If Dan Sherwin has his way no less than five to ten Wallowa County hay growers will be receiving an additional $50 or more per ton of hay beginning this summer. That will be the offshoot of a new weed free hay program recently approved by the Wallowa County Board of Commissioners, the first such program offered in the state.

Final paperwork is in the works between Sherwin - the weed manager for Wallowa County -- and the North American Weed Managers Association (NAWMA) to allow hay inspected by the weed manager to be tagged as meeting NAWMA standards. Sherwin has already completed the training during a session at Twin Falls, Idaho.

Weed free hay that meets the NAWMA test is safely shipped to other states and other nations.

Sherwin says he will inspect hay fields before they are harvested and give the go-ahead to fields which have none of the 53 noxious or undesirable weeds on the NAWMA list. Each bale will then be marked with at least one strand of blue and orange twine to denote the weed free quality of the hay.

For long distance shipping such as overseas to Korea, Taiwan or Japan the hay can be shipped by truck to hay compression sites in Weiser, Idaho, the Port of Morrow or Ellensburg, Wash. Other common hay shipping sites include the East Coast or Alaska. Sherwin says that the demand for weed free hay is now acute in Wyoming, Colorado and Utah, which are all experiencing drought conditions.
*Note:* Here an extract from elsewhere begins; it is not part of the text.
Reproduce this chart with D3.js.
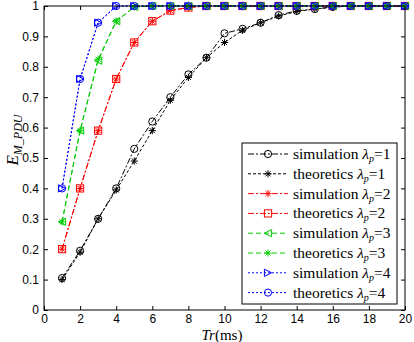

Working from $25,000 grant he received one year ago, Sherwin was commissioned to develop the hay inspection program, find market opportunities for local hay growers and possibly create a cooperative. Helping him to achieve these goals have been a five-member steering committee consisting of Jim Petty, Jim Dawson, James Yost, Jay McFetridge and Dan Gover. Sherwin is looking for additional grant money to continue his efforts.

Farmers will be charged a fee of $3 per acre to hire Sherwin to inspect their fields. He estimates that Wallowa County fields average from four to six ton of hay per acre.

For many years Wallowa County has been a hay quarantined county, meaning that hay, especially hay carried by hunters to feed their livestock, is routinely confiscated at the county line.

Sherwin expects to hear back from NAWMA within the next week. "If we get the blessing from NAWMA, things will be a go," he says. The approval would be just in time, he adds, because Wallowa County first cuttings begin about July 1. Sherwin also notes that second cuttings have a better chance of being weed free.

The weed manager is of the opinion that only five to ten farmers will avail themselves of the program in this first year, but hopes to see the numbers rise in the future as the financial advantages of marketing weed free Wallowa County hay become known. He says that the state of Idaho has a weed free program and is experiencing $50 value added per ton of approved hay.